— AIM —
Drop every picture. Then return, exactly, the lines from the beginning of the listing below through the one containing "import pandas as pd".

— DATASET EXCERPT —
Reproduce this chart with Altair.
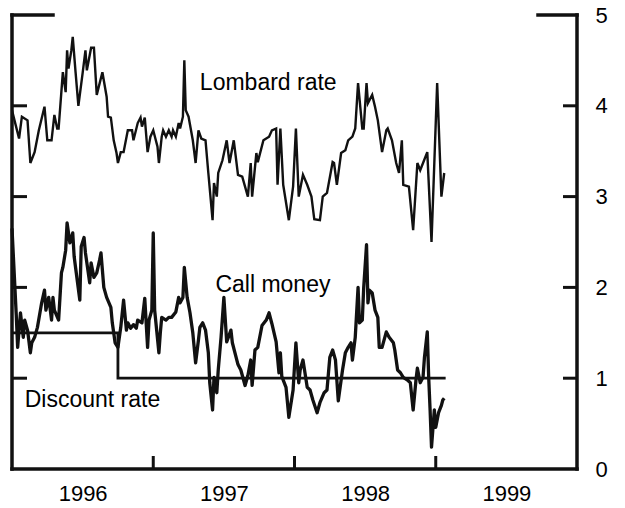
import altair as alt
import pandas as pd

# ---- data ----
lombard_years = [1996.00, 1996.05, 1996.07, 1996.11, 1996.13, 1996.16, 1996.19, 1996.23, 1996.25, 1996.28,
                 1996.30, 1996.32, 1996.33, 1996.36, 1996.38, 1996.39, 1996.40, 1996.42, 1996.43, 1996.45,
                 1996.47, 1996.50, 1996.52, 1996.53, 1996.56, 1996.58, 1996.60, 1996.64, 1996.67, 1996.68,
                 1996.70, 1996.72, 1996.74, 1996.75, 1996.77, 1996.79, 1996.82, 1996.85, 1996.86, 1996.89,
                 1996.91, 1996.92, 1996.94, 1996.96, 1996.98, 1997.00, 1997.03, 1997.04, 1997.06, 1997.07,
                 1997.09, 1997.11, 1997.13, 1997.14, 1997.16, 1997.18, 1997.19, 1997.21, 1997.22, 1997.23,
                 1997.25, 1997.28, 1997.30, 1997.32, 1997.34, 1997.37, 1997.39, 1997.42, 1997.43, 1997.45,
                 1997.46, 1997.49, 1997.52, 1997.54, 1997.57, 1997.60, 1997.63, 1997.65, 1997.67, 1997.69,
                 1997.70, 1997.73, 1997.74, 1997.78, 1997.82, 1997.84, 1997.87, 1997.88, 1997.90, 1997.92,
                 1997.96, 1997.99, 1998.01, 1998.03, 1998.06, 1998.09, 1998.12, 1998.14, 1998.18, 1998.20,
                 1998.23, 1998.27, 1998.28, 1998.30, 1998.33, 1998.36, 1998.38, 1998.41, 1998.43, 1998.45,
                 1998.48, 1998.49, 1998.51, 1998.52, 1998.55, 1998.57, 1998.59, 1998.62, 1998.65, 1998.66,
                 1998.69, 1998.72, 1998.74, 1998.76, 1998.77, 1998.81, 1998.84, 1998.87, 1998.89, 1998.91,
                 1998.94, 1998.97, 1999.01, 1999.04, 1999.06]
lombard_values = [3.95, 3.64, 3.88, 3.84, 3.37, 3.49, 3.73, 3.99, 3.62, 3.62,
                  3.90, 3.75, 3.75, 4.37, 4.15, 4.61, 4.41, 4.61, 4.76, 4.37,
                  4.00, 4.36, 4.61, 4.39, 4.64, 4.64, 4.12, 4.37, 4.10, 3.88,
                  3.87, 3.62, 3.48, 3.37, 3.49, 3.49, 3.73, 3.73, 3.62, 3.81,
                  3.87, 3.77, 3.87, 3.49, 3.66, 3.73, 3.55, 3.37, 3.66, 3.73,
                  3.66, 3.73, 3.66, 3.73, 3.66, 3.81, 3.75, 3.88, 4.50, 3.95,
                  3.88, 3.62, 3.37, 3.73, 3.64, 3.62, 3.26, 2.74, 3.15, 3.00,
                  3.26, 3.40, 3.62, 3.37, 3.62, 3.24, 3.22, 3.11, 3.00, 3.37,
                  3.00, 3.48, 3.38, 3.62, 3.66, 3.73, 3.75, 3.13, 3.75, 3.13,
                  2.74, 3.11, 3.75, 3.00, 3.24, 3.13, 3.00, 2.75, 2.74, 3.00,
                  3.04, 3.38, 3.37, 3.13, 3.48, 3.51, 3.62, 3.66, 3.75, 4.25,
                  3.75, 3.75, 4.25, 4.03, 4.12, 3.99, 3.84, 3.49, 3.73, 3.75,
                  3.62, 3.37, 3.26, 3.62, 3.13, 3.11, 2.63, 3.37, 3.29, 3.37,
                  3.49, 2.50, 4.25, 3.00, 3.26]

call_years = [1996.00, 1996.03, 1996.04, 1996.06, 1996.08, 1996.09, 1996.11, 1996.13, 1996.14, 1996.16,
              1996.18, 1996.21, 1996.23, 1996.24, 1996.26, 1996.28, 1996.29, 1996.30, 1996.33, 1996.35,
              1996.36, 1996.38, 1996.39, 1996.41, 1996.43, 1996.44, 1996.45, 1996.48, 1996.49, 1996.51,
              1996.52, 1996.55, 1996.56, 1996.58, 1996.60, 1996.62, 1996.63, 1996.65, 1996.67, 1996.70,
              1996.71, 1996.73, 1996.75, 1996.77, 1996.79, 1996.81, 1996.82, 1996.84, 1996.86, 1996.88,
              1996.89, 1996.92, 1996.94, 1996.96, 1996.97, 1996.99, 1997.00, 1997.01, 1997.04, 1997.05,
              1997.06, 1997.09, 1997.11, 1997.13, 1997.16, 1997.18, 1997.19, 1997.21, 1997.22, 1997.24,
              1997.26, 1997.28, 1997.30, 1997.32, 1997.33, 1997.35, 1997.37, 1997.39, 1997.40, 1997.42,
              1997.43, 1997.45, 1997.46, 1997.48, 1997.50, 1997.52, 1997.55, 1997.56, 1997.60, 1997.62,
              1997.65, 1997.67, 1997.69, 1997.70, 1997.72, 1997.74, 1997.77, 1997.80, 1997.82, 1997.84,
              1997.87, 1997.89, 1997.90, 1997.91, 1997.94, 1997.96, 1997.99, 1998.01, 1998.03, 1998.04,
              1998.06, 1998.09, 1998.11, 1998.13, 1998.16, 1998.18, 1998.21, 1998.23, 1998.25, 1998.27,
              1998.29, 1998.31, 1998.34, 1998.36, 1998.38, 1998.40, 1998.41, 1998.43, 1998.45, 1998.46,
              1998.48, 1998.49, 1998.51, 1998.52, 1998.53, 1998.55, 1998.57, 1998.59, 1998.60, 1998.62,
              1998.65, 1998.67, 1998.70, 1998.71, 1998.73, 1998.75, 1998.77, 1998.80, 1998.82, 1998.84,
              1998.86, 1998.87, 1998.89, 1998.91, 1998.92, 1998.94, 1998.95, 1998.96, 1998.97, 1998.99,
              1999.00, 1999.02, 1999.04, 1999.05, 1999.06]
call_values = [2.65, 1.70, 1.34, 1.72, 1.45, 1.64, 1.53, 1.28, 1.39, 1.45,
               1.56, 1.83, 1.97, 1.75, 1.89, 1.64, 1.89, 1.75, 1.64, 2.16,
               2.22, 2.41, 2.71, 2.49, 2.60, 2.34, 2.22, 1.86, 2.45, 2.55,
               2.38, 2.05, 2.27, 2.11, 2.16, 2.30, 2.38, 2.00, 1.89, 1.78,
               1.61, 1.39, 1.34, 1.56, 1.86, 1.53, 1.61, 1.55, 1.59, 1.55,
               1.64, 1.61, 1.88, 1.34, 1.64, 1.75, 2.60, 1.75, 1.28, 1.50,
               1.67, 1.64, 1.67, 1.67, 1.73, 1.89, 1.83, 1.89, 2.22, 1.89,
               1.72, 1.50, 1.17, 1.42, 1.56, 1.61, 1.53, 1.28, 0.95, 0.65,
               1.01, 0.84, 1.09, 1.45, 1.89, 1.40, 1.53, 1.39, 1.15, 1.09,
               0.92, 1.03, 1.20, 0.92, 1.31, 1.34, 1.58, 1.64, 1.72, 1.60,
               1.40, 1.06, 1.28, 1.02, 0.90, 0.57, 0.87, 1.39, 0.95, 1.09,
               1.20, 0.90, 0.87, 0.76, 0.62, 0.73, 0.84, 0.87, 1.23, 1.31,
               1.20, 0.75, 1.09, 1.28, 1.34, 1.39, 1.20, 1.45, 2.00, 1.61,
               1.64, 2.00, 2.47, 1.83, 1.97, 1.94, 1.75, 1.67, 1.34, 1.34,
               1.51, 1.45, 1.39, 1.31, 1.09, 1.06, 1.01, 0.98, 0.95, 0.65,
               0.98, 1.11, 0.95, 1.01, 1.23, 1.51, 1.01, 0.65, 0.24, 0.65,
               0.46, 0.62, 0.70, 0.76, 0.78]

discount_years = [1996.00, 1996.75, 1999.07]
discount_values = [1.5, 1.0, 1.0]

label_texts = ["Lombard rate", "Call money", "Discount rate"]
label_x = [1997.33, 1997.44, 1996.09]
label_y = [4.17, 1.95, 0.68]

year_tick_positions = [1997, 1998, 1999]
year_label_positions = [1996.5, 1997.5, 1998.5, 1999.5]
inner_tick_values = [1, 2, 3, 4]
y_axis_values = [0, 1, 2, 3, 4, 5]

# ---- chart ----
W, H = 565, 454
INK = "#111111"
FONT = "Liberation Sans"

xscale = alt.Scale(domain=[1996, 2000], nice=False, zero=False)
yscale = alt.Scale(domain=[0, 5], nice=False, zero=True)

x_axis = alt.Axis(values=year_label_positions, labelExpr="floor(datum.value)", domain=False,
                  ticks=False, grid=False, title=None, labelFontSize=22, labelFont=FONT,
                  labelColor="black", labelPadding=14, labelFlush=False, labelOverlap=False)
y_axis = alt.Axis(orient="right", values=y_axis_values, format="d", domain=False, ticks=False,
                  grid=False, title=None, labelFontSize=22, labelFont=FONT, labelColor="black",
                  labelPadding=18, labelAlign="left")


def X(field):
    return alt.X(field, scale=xscale, axis=x_axis, title=None)


def Y(field):
    return alt.Y(field, scale=yscale, axis=y_axis, title=None)


lombard_df = pd.DataFrame({"year": lombard_years, "value": lombard_values})
call_df = pd.DataFrame({"year": call_years, "value": call_values})
disc_df = pd.DataFrame({"year": discount_years, "value": discount_values})
lab_df = pd.DataFrame({"text": label_texts, "year": label_x, "value": label_y})

lombard = alt.Chart(lombard_df).mark_line(color=INK, strokeWidth=2.4, strokeJoin="miter").encode(
    x=X("year:Q"), y=Y("value:Q"))
call = alt.Chart(call_df).mark_line(color=INK, strokeWidth=3.3, strokeJoin="round").encode(
    x=X("year:Q"), y=Y("value:Q"))
disc = alt.Chart(disc_df).mark_line(color=INK, strokeWidth=2.8, interpolate="step-after").encode(
    x=X("year:Q"), y=Y("value:Q"))
labels = alt.Chart(lab_df).mark_text(align="left", baseline="alphabetic", font=FONT,
                                     fontSize=23, color="black").encode(
    x=X("year:Q"), y=Y("value:Q"), text="text:N")

frame_w = 3.5
left_edge = alt.Chart().mark_rule(color=INK, strokeWidth=frame_w, strokeCap="square").encode(
    x=alt.value(0), y=alt.value(0), y2=alt.value(H))
right_edge = alt.Chart().mark_rule(color=INK, strokeWidth=frame_w, strokeCap="square").encode(
    x=alt.value(W), y=alt.value(0), y2=alt.value(H))
bottom_edge = alt.Chart().mark_rule(color=INK, strokeWidth=frame_w, strokeCap="square").encode(
    y=alt.value(H), x=alt.value(0), x2=alt.value(W))
top_left = alt.Chart().mark_rule(color=INK, strokeWidth=frame_w, strokeCap="square").encode(
    y=alt.value(0), x=alt.value(0), x2=alt.value(41))
top_right = alt.Chart().mark_rule(color=INK, strokeWidth=frame_w, strokeCap="square").encode(
    y=alt.value(0), x=alt.value(W - 39), x2=alt.value(W))

tick_df = pd.DataFrame({"value": inner_tick_values})
left_ticks = alt.Chart(tick_df).mark_rule(color=INK, strokeWidth=3).encode(
    y=Y("value:Q"), x=alt.value(0), x2=alt.value(15))
right_ticks = alt.Chart(tick_df).mark_rule(color=INK, strokeWidth=3).encode(
    y=Y("value:Q"), x=alt.value(W - 14), x2=alt.value(W))
xt_df = pd.DataFrame({"year": year_tick_positions})
bottom_ticks = alt.Chart(xt_df).mark_rule(color=INK, strokeWidth=3).encode(
    x=X("year:Q"), y=alt.value(H - 13), y2=alt.value(H))

chart = alt.layer(
    lombard, call, disc, labels,
    left_edge, right_edge, bottom_edge, top_left, top_right,
    left_ticks, right_ticks, bottom_ticks,
).properties(
    width=W, height=H,
    padding={"left": 4, "top": 7, "right": 36, "bottom": 39},
    autosize=alt.AutoSizeParams(type="none"),
    background="white",
).configure_view(stroke=None)

chart.save("out.html", embed_options={"renderer": "svg", "actions": False})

— THE ANSWER —
Reproduce this chart with Altair.
import altair as alt
import pandas as pd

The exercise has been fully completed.